By Nick Valencia
A Spanish-language journalist arrested while covering Saturday’s anti-Trump protest in Georgia will remain in custody through Father’s Day, as questions mount over the police response and the treatment of demonstrators on the ground.
Mario Guevara, an independent journalist with a large social media following, was livestreaming Saturday’s “No Kings” protest in DeKalb County when police arrested him. He now faces two misdemeanor charges: obstruction of a law enforcement officer and being a pedestrian on the roadway.
Video of the arrest showed riot police swarming Guevara, seizing his phone mid-broadcast, and placing him in handcuffs.
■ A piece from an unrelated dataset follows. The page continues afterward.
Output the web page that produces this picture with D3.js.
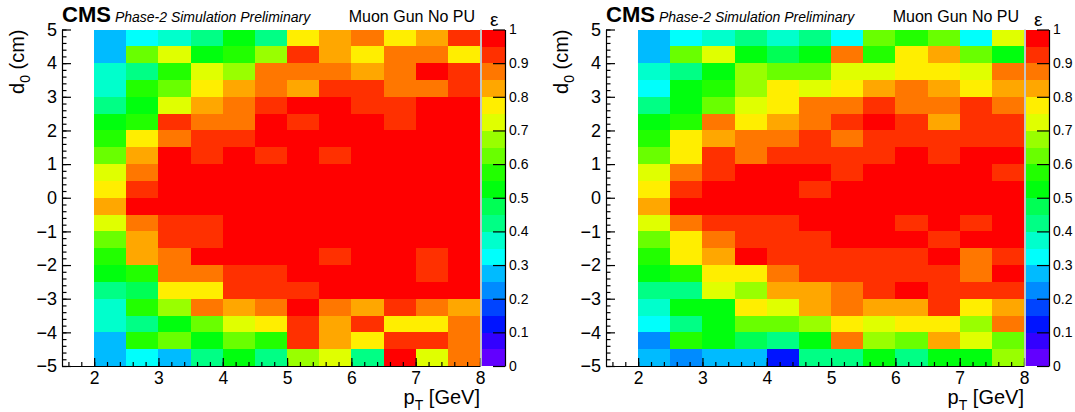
<!DOCTYPE html>
<html><head><meta charset="utf-8">
<script src="https://cdn.jsdelivr.net/npm/d3@7"></script>
<style>
body{margin:0;background:#fff;}
svg text{font-family:"Liberation Sans",Arial,Helvetica,sans-serif;fill:#000;}
</style></head>
<body><svg id="c" width="1075" height="412"></svg>
<script>
// pT bin edges (GeV) and d0 bin edges (cm)
const ptEdges = [2,2.5,3,3.5,4,4.5,5,5.5,6,6.5,7,7.5,8];
const d0Edges = [5,4.5,4,3.5,3,2.5,2,1.5,1,0.5,0,-0.5,-1,-1.5,-2,-2.5,-3,-3.5,-4,-4.5,-5]; // top to bottom
const xTicks = [2,3,4,5,6,7,8];
const yTicks = [-5,-4,-3,-2,-1,0,1,2,3,4,5];
const zTicks = [0,0.1,0.2,0.3,0.4,0.5,0.6,0.7,0.8,0.9,1];
const zTickLabels = ["0","0.1","0.2","0.3","0.4","0.5","0.6","0.7","0.8","0.9","1"];
// ROOT pretty palette, 20 contour levels
const palette = ["#6200ff","#3300ff","#0014ff","#0044ff","#008bff","#00bbff","#00fffc","#00ffcc","#00ff85","#00ff55",
                 "#00ff0e","#22ff00","#69ff00","#99ff00","#e0ff00","#ffee00","#ffa700","#ff7700","#ff3000","#ff0000"];
// efficiency; row 0 = d0 in [4.5,5], last row = d0 in [-5,-4.5]; columns = pT bins
const effLeft = [
 [.28,.33,.38,.43,.53,.43,.78,.83,.88,.78,.83,.93],
 [.28,.63,.73,.53,.58,.68,.93,.83,.78,.88,.88,.78],
 [.38,.43,.58,.73,.68,.88,.88,.88,.83,.88,.98,.93],
 [.38,.58,.63,.78,.83,.88,.83,.93,.93,.88,.88,.93],
 [.43,.53,.73,.83,.88,.93,.98,.98,.93,.93,.98,.98],
 [.53,.58,.93,.88,.88,.98,.93,.98,.98,.93,.98,.98],
 [.58,.78,.88,.93,.93,.98,.98,.98,.98,.98,.98,.98],
 [.63,.83,.98,.93,.98,.93,.98,.93,.98,.98,.98,.98],
 [.73,.88,.98,.98,.98,.98,.98,.98,.98,.98,.98,.98],
 [.78,.93,.98,.98,.98,.98,.98,.98,.98,.98,.98,.98],
 [.83,.98,.98,.98,.98,.98,.98,.98,.98,.98,.98,.98],
 [.73,.88,.93,.93,.98,.98,.98,.98,.98,.98,.98,.98],
 [.63,.83,.93,.93,.98,.98,.98,.98,.98,.98,.98,.98],
 [.58,.83,.88,.98,.98,.98,.98,.93,.98,.98,.93,.98],
 [.53,.58,.88,.88,.93,.93,.98,.98,.98,.98,.93,.98],
 [.43,.48,.78,.78,.93,.93,.93,.98,.98,.98,.98,.98],
 [.38,.58,.68,.88,.83,.88,.98,.88,.83,.93,.88,.83],
 [.38,.43,.53,.63,.73,.78,.93,.83,.93,.78,.78,.88],
 [.28,.58,.63,.53,.63,.58,.93,.83,.78,.93,.93,.88],
 [.28,.33,.28,.43,.53,.43,.68,.73,.43,.98,.73,.88]
];
const effRight = [
 [.28,.33,.38,.43,.38,.43,.33,.63,.58,.63,.33,.73],
 [.28,.63,.73,.53,.48,.53,.88,.58,.78,.83,.63,.53],
 [.38,.43,.53,.68,.63,.63,.73,.73,.78,.78,.73,.88],
 [.33,.53,.58,.68,.78,.73,.78,.83,.88,.83,.78,.83],
 [.43,.53,.63,.73,.78,.88,.88,.93,.88,.88,.93,.88],
 [.53,.58,.88,.78,.83,.88,.93,.98,.93,.83,.93,.93],
 [.58,.78,.83,.88,.88,.93,.88,.93,.93,.93,.93,.93],
 [.63,.78,.93,.88,.93,.93,.93,.93,.98,.93,.98,.98],
 [.73,.88,.93,.98,.98,.98,.93,.98,.98,.98,.98,.93],
 [.78,.93,.98,.98,.98,.93,.98,.98,.98,.98,.98,.98],
 [.83,.98,.98,.98,.98,.98,.98,.98,.98,.98,.98,.98],
 [.73,.88,.93,.93,.93,.98,.98,.98,.93,.98,.93,.98],
 [.63,.78,.88,.93,.93,.93,.98,.98,.98,.93,.98,.98],
 [.58,.78,.83,.98,.93,.93,.93,.93,.93,.98,.88,.93],
 [.53,.58,.78,.78,.88,.93,.93,.93,.93,.93,.88,.98],
 [.43,.43,.73,.68,.83,.83,.88,.93,.98,.93,.93,.93],
 [.38,.53,.53,.78,.73,.83,.88,.83,.83,.93,.78,.83],
 [.33,.43,.53,.63,.63,.68,.78,.73,.78,.78,.68,.88],
 [.23,.58,.53,.48,.43,.53,.88,.68,.63,.83,.73,.63],
 [.28,.23,.28,.28,.13,.43,.43,.53,.43,.53,.53,.68]
];
const titleCMS = "CMS";
const titleSub = "Phase-2 Simulation Preliminary";
const titleRight = "Muon Gun No PU";

const svg = d3.select("#c");
const color = d3.scaleQuantize().domain([0,1]).range(palette);
const minorX = d3.range(16,81,2).map(v=>v/10);
const minorY = d3.range(-50,51,2).map(v=>v/10);

function panel(data, x0){
  const W = 418, top = 29.5, bot = 366;
  const x = d3.scaleLinear().domain([1.5,8]).range([x0, x0+W]);
  const y = d3.scaleLinear().domain([-5,5]).range([bot, top]);
  const g = svg.append("g");
  const cells = [];
  data.forEach((row,r)=>row.forEach((v,c)=>cells.push({r,c,v})));
  g.append("g").attr("shape-rendering","crispEdges").selectAll("rect").data(cells).join("rect")
    .attr("x",d=>x(ptEdges[d.c])).attr("width",d=>x(ptEdges[d.c+1])-x(ptEdges[d.c])+0.3)
    .attr("y",d=>y(d0Edges[d.r])).attr("height",d=>y(d0Edges[d.r+1])-y(d0Edges[d.r])+0.3)
    .attr("fill",d=>color(d.v));
  // axes
  const ax = g.append("g").attr("transform",`translate(0,${bot})`)
    .call(d3.axisBottom(x).tickValues(xTicks).tickSize(-8).tickSizeOuter(0).tickPadding(6).tickFormat(d3.format("d")));
  g.append("g").attr("transform",`translate(0,${bot})`)
    .call(d3.axisBottom(x).tickValues(minorX).tickSize(-4).tickSizeOuter(0).tickFormat(""))
    .select(".domain").remove();
  const ay = g.append("g").attr("transform",`translate(${x0},0)`)
    .call(d3.axisLeft(y).tickValues(yTicks).tickSize(-9).tickSizeOuter(0).tickPadding(5).tickFormat(d3.format("d")));
  g.append("g").attr("transform",`translate(${x0},0)`)
    .call(d3.axisLeft(y).tickValues(minorY).tickSize(-4.5).tickSizeOuter(0).tickFormat(""))
    .select(".domain").remove();
  g.selectAll(".tick line, .domain").attr("stroke","#000").attr("stroke-width",1.2);
  ax.selectAll("text").attr("font-size",17.5);
  ay.selectAll("text").attr("font-size",18);
  // colorbar
  const zc = d3.scaleLinear().domain([0,1]).range([bot, top]);
  const cbx = x0+420, cbw = 23;
  g.append("line").attr("x1",x0+419).attr("x2",x0+419).attr("y1",top).attr("y2",bot).attr("stroke","#b0b0b0").attr("stroke-width",1.5);
  g.append("g").attr("shape-rendering","crispEdges").selectAll("rect").data(palette).join("rect")
    .attr("x",cbx).attr("width",cbw)
    .attr("y",(d,i)=>zc((i+1)/20)).attr("height",(d,i)=>zc(i/20)-zc((i+1)/20)+0.3)
    .attr("fill",d=>d);
  const az = g.append("g").attr("transform",`translate(${cbx+cbw},0)`)
    .call(d3.axisRight(zc).tickValues(zTicks).tickSize(-12).tickSizeOuter(0).tickPadding(4).tickFormat((d,i)=>zTickLabels[i]));
  az.selectAll(".tick line, .domain").attr("stroke","#000").attr("stroke-width",1.2);
  az.selectAll("text").attr("font-size",14);
  g.append("text").attr("x",cbx+8).attr("y",26).attr("font-size",19).text("ε");
  // titles
  const t = g.append("text").attr("x",x0).attr("y",22);
  t.append("tspan").attr("font-weight","bold").attr("font-size",22).text(titleCMS);
  t.append("tspan").attr("font-style","italic").attr("font-size",14).attr("dx",4).text(titleSub);
  g.append("text").attr("x",x0+413).attr("y",22).attr("text-anchor","end").attr("font-size",16).text(titleRight);
  // axis titles
  const xt = g.append("text").attr("x",x0+418).attr("y",404).attr("text-anchor","end").attr("font-size",20);
  xt.append("tspan").text("p");
  xt.append("tspan").attr("font-size",14).attr("dy",6).text("T");
  xt.append("tspan").attr("dy",-6).text(" [GeV]");
  const yt = g.append("text").attr("transform",`translate(${x0-38},${top}) rotate(-90)`).attr("text-anchor","end").attr("font-size",20);
  yt.append("tspan").text("d");
  yt.append("tspan").attr("font-size",14).attr("dy",6).text("0");
  yt.append("tspan").attr("dy",-6).text(" (cm)");
}
panel(effLeft, 62);
panel(effRight, 606);
</script></body></html>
The stream continued even after the phone was taken from his hands.
According to court records, Guevara was booked into the DeKalb County Jail at 4:49 p.m. on Saturday.
The DeKalb County Police Department later released a statement saying officers had given protesters “multiple warnings” to stay out of the roadway and arrested those who failed to comply. The department claimed that “no weapons were drawn during the arrest,” though body-camera footage and eyewitness video show an officer raising and racking a long gun in front of Guevara.
Those on the ground say the official version of events doesn’t match what really happened.
“I was towards the front of the line when we started marching,” said one journalist who witnessed the escalation. “Initially DeKalb police gave us the green light to march on Chamblee Tucker Road. We marched up to where you can turn onto I-285, but we never had any intention of walking on the highway.”
The eyewitness said the group stopped at a traffic light and remained peaceful for nearly 15 minutes, chanting. Organizers moved through the crowd encouraging calm. Then came the shift.
“One of the organizers on the mic told us, ‘Hey guys, we will continue to march but let’s just move over to the sidewalk.’ We all moved to the sidewalk by the gas station—and then DeKalb police started to push and pull us,” she said.
She described a chaotic scene in which officers, despite the group’s compliance, used force to shove demonstrators into a confined space behind a gas station. “Not once but three times they cornered us at the back of the gas station, where we were stuck against a fence. Many of us were coughing, struggling to breathe, our bodies and faces burning from the gas. There were kids in the crowd I was in, and yet they kept going.”
She said volunteer medics eventually helped some climb over the fence to escape. “No one was in the street—we were on the sidewalk,” she said. “The police started throwing gas again into the parking lot where the Planet Fitness is located. It kept going until my group, which included my sorority sisters, decided it was getting out of hand.”
The law firm representing Guevara, Díaz & Gaeta, said in a statement it is “taking all measures to defend Mr. Guevara and protect freedom of speech as provided by the First Amendment,” adding, “It has come to our understanding that the reporter Mario Guevara was arrested recently … for merely videotaping the protests.”
Guevara remains in jail awaiting his next court appearance. His attorney declined to comment further.